◆ Problem statement:
Leaving out the pictures, retype the lines from the beginning of the listing through the line containing "4.5e-6, 5e-7, 6.3e-8];".

★ ★ ★

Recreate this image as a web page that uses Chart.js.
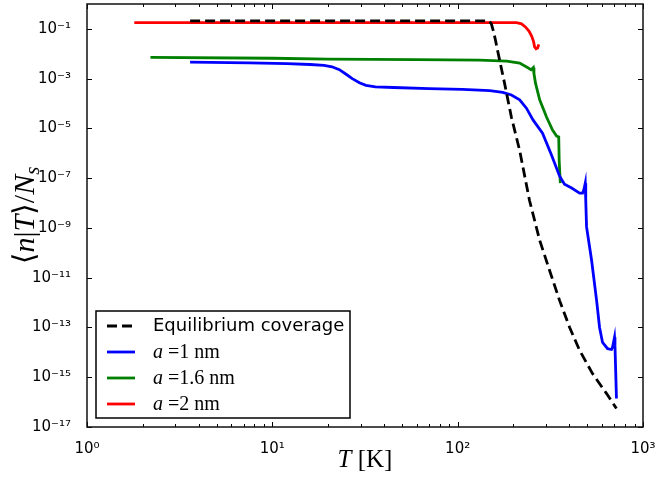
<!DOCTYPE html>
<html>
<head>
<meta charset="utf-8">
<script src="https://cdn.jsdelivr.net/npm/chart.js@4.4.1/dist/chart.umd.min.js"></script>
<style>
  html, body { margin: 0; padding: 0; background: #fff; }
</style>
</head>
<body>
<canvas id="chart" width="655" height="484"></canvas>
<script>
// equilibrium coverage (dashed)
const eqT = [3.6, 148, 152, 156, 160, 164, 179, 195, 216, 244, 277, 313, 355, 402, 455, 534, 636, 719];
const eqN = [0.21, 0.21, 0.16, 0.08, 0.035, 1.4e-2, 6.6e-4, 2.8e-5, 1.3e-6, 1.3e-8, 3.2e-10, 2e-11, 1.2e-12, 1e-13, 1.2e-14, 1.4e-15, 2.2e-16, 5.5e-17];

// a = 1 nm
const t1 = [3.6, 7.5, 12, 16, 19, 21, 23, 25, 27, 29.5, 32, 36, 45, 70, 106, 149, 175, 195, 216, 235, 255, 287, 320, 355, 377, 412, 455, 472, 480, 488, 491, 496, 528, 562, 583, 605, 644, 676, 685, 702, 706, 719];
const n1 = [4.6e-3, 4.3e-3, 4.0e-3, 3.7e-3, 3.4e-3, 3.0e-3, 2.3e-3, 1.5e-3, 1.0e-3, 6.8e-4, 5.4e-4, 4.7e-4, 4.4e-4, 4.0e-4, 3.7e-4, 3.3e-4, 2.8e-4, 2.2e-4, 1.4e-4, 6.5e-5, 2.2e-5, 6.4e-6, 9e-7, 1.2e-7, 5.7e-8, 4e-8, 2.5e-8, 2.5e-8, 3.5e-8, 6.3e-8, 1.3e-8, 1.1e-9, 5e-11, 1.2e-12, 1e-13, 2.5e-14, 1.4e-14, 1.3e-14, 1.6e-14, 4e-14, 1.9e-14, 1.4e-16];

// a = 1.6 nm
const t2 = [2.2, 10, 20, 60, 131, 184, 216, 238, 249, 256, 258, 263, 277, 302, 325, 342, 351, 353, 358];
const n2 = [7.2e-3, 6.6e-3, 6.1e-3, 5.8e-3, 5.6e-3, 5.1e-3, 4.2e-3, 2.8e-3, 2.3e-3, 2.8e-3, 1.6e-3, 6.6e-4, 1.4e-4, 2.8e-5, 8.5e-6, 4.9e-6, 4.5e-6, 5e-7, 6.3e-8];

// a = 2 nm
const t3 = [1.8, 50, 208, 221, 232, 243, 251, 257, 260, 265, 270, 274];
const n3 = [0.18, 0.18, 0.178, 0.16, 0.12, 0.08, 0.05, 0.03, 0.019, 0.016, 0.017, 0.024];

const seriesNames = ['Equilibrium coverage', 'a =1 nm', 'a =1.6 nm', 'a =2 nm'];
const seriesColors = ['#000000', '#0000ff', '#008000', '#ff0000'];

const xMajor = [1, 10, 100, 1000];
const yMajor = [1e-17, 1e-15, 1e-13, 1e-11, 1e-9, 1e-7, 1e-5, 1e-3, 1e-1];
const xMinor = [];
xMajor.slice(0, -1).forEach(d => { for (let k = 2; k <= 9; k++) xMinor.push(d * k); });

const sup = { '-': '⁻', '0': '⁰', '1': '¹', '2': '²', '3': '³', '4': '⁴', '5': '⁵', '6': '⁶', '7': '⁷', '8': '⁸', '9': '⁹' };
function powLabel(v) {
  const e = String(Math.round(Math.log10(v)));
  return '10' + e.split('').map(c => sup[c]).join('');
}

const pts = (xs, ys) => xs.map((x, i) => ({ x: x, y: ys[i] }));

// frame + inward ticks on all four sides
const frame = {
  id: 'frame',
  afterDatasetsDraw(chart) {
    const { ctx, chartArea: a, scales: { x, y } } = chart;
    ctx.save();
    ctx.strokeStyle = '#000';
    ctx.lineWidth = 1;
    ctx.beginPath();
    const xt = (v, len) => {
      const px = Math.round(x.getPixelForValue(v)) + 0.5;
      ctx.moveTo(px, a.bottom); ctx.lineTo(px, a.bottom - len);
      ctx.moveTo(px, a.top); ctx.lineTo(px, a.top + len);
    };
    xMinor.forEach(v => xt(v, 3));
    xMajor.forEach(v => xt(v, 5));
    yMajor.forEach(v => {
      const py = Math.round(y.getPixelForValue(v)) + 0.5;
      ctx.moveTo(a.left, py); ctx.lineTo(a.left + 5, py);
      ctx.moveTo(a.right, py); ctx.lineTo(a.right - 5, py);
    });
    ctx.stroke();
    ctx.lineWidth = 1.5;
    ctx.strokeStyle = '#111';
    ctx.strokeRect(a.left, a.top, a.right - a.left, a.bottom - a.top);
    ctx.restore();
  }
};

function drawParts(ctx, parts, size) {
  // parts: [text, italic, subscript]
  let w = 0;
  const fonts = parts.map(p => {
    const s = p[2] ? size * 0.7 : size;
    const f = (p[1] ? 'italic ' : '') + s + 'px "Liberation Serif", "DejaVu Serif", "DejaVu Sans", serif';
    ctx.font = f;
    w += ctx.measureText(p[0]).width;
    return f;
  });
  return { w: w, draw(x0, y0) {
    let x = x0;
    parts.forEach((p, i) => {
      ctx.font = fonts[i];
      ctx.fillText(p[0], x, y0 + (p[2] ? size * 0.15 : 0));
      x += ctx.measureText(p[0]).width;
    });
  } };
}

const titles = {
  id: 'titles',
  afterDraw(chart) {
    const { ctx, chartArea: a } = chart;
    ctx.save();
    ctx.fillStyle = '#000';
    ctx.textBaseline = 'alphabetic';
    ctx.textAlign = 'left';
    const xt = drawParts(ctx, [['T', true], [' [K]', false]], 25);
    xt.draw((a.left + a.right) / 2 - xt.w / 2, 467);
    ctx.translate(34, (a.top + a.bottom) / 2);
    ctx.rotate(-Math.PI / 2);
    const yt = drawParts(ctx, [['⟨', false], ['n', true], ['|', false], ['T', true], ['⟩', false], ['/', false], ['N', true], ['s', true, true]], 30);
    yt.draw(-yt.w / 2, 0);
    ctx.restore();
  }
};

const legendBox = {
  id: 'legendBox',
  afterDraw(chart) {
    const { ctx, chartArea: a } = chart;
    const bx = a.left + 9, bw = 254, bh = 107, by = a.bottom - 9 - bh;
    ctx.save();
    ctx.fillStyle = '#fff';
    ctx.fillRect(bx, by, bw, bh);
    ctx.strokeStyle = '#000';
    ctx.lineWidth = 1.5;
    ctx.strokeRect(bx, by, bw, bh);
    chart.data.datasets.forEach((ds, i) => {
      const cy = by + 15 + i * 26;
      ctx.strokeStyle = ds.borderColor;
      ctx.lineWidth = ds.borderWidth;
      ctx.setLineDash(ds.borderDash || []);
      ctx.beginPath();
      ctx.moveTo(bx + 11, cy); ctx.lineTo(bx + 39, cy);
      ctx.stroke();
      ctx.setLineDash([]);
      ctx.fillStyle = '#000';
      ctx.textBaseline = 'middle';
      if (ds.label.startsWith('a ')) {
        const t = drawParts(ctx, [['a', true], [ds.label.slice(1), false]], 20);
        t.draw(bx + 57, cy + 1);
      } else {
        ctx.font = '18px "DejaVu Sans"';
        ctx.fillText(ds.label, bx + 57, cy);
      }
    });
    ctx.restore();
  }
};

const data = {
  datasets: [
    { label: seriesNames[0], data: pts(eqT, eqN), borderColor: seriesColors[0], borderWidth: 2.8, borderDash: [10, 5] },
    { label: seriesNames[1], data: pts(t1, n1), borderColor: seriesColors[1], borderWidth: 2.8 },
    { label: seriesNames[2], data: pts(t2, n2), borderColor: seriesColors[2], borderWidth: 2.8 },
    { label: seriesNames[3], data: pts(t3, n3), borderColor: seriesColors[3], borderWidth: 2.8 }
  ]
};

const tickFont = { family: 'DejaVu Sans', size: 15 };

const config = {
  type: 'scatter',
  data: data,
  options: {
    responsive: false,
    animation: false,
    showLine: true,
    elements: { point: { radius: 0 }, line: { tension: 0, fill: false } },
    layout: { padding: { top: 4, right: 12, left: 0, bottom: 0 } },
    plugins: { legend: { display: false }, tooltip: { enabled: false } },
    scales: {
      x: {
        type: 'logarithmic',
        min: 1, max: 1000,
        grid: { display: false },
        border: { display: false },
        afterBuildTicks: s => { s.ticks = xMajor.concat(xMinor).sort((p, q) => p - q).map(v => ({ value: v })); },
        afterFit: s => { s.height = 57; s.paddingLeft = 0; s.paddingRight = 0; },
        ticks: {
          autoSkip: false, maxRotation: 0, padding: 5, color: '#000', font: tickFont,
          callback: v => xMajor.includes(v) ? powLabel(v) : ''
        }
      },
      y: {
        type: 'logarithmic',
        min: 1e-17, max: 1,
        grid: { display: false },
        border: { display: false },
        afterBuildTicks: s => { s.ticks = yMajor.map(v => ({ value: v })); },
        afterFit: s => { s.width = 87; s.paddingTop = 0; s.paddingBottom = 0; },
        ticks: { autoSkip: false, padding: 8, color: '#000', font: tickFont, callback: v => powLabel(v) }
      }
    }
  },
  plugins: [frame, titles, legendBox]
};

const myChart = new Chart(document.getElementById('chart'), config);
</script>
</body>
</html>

★ ★ ★

◆ Reply:
Recreate this image as a web page that uses Chart.js.
<!DOCTYPE html>
<html>
<head>
<meta charset="utf-8">
<script src="https://cdn.jsdelivr.net/npm/chart.js@4.4.1/dist/chart.umd.min.js"></script>
<style>
  html, body { margin: 0; padding: 0; background: #fff; }
</style>
</head>
<body>
<canvas id="chart" width="655" height="484"></canvas>
<script>
// equilibrium coverage (dashed)
const eqT = [3.6, 148, 152, 156, 160, 164, 179, 195, 216, 244, 277, 313, 355, 402, 455, 534, 636, 719];
const eqN = [0.21, 0.21, 0.16, 0.08, 0.035, 1.4e-2, 6.6e-4, 2.8e-5, 1.3e-6, 1.3e-8, 3.2e-10, 2e-11, 1.2e-12, 1e-13, 1.2e-14, 1.4e-15, 2.2e-16, 5.5e-17];

// a = 1 nm
const t1 = [3.6, 7.5, 12, 16, 19, 21, 23, 25, 27, 29.5, 32, 36, 45, 70, 106, 149, 175, 195, 216, 235, 255, 287, 320, 355, 377, 412, 455, 472, 480, 488, 491, 496, 528, 562, 583, 605, 644, 676, 685, 702, 706, 719];
const n1 = [4.6e-3, 4.3e-3, 4.0e-3, 3.7e-3, 3.4e-3, 3.0e-3, 2.3e-3, 1.5e-3, 1.0e-3, 6.8e-4, 5.4e-4, 4.7e-4, 4.4e-4, 4.0e-4, 3.7e-4, 3.3e-4, 2.8e-4, 2.2e-4, 1.4e-4, 6.5e-5, 2.2e-5, 6.4e-6, 9e-7, 1.2e-7, 5.7e-8, 4e-8, 2.5e-8, 2.5e-8, 3.5e-8, 6.3e-8, 1.3e-8, 1.1e-9, 5e-11, 1.2e-12, 1e-13, 2.5e-14, 1.4e-14, 1.3e-14, 1.6e-14, 4e-14, 1.9e-14, 1.4e-16];

// a = 1.6 nm
const t2 = [2.2, 10, 20, 60, 131, 184, 216, 238, 249, 256, 258, 263, 277, 302, 325, 342, 351, 353, 358];
const n2 = [7.2e-3, 6.6e-3, 6.1e-3, 5.8e-3, 5.6e-3, 5.1e-3, 4.2e-3, 2.8e-3, 2.3e-3, 2.8e-3, 1.6e-3, 6.6e-4, 1.4e-4, 2.8e-5, 8.5e-6, 4.9e-6, 4.5e-6, 5e-7, 6.3e-8];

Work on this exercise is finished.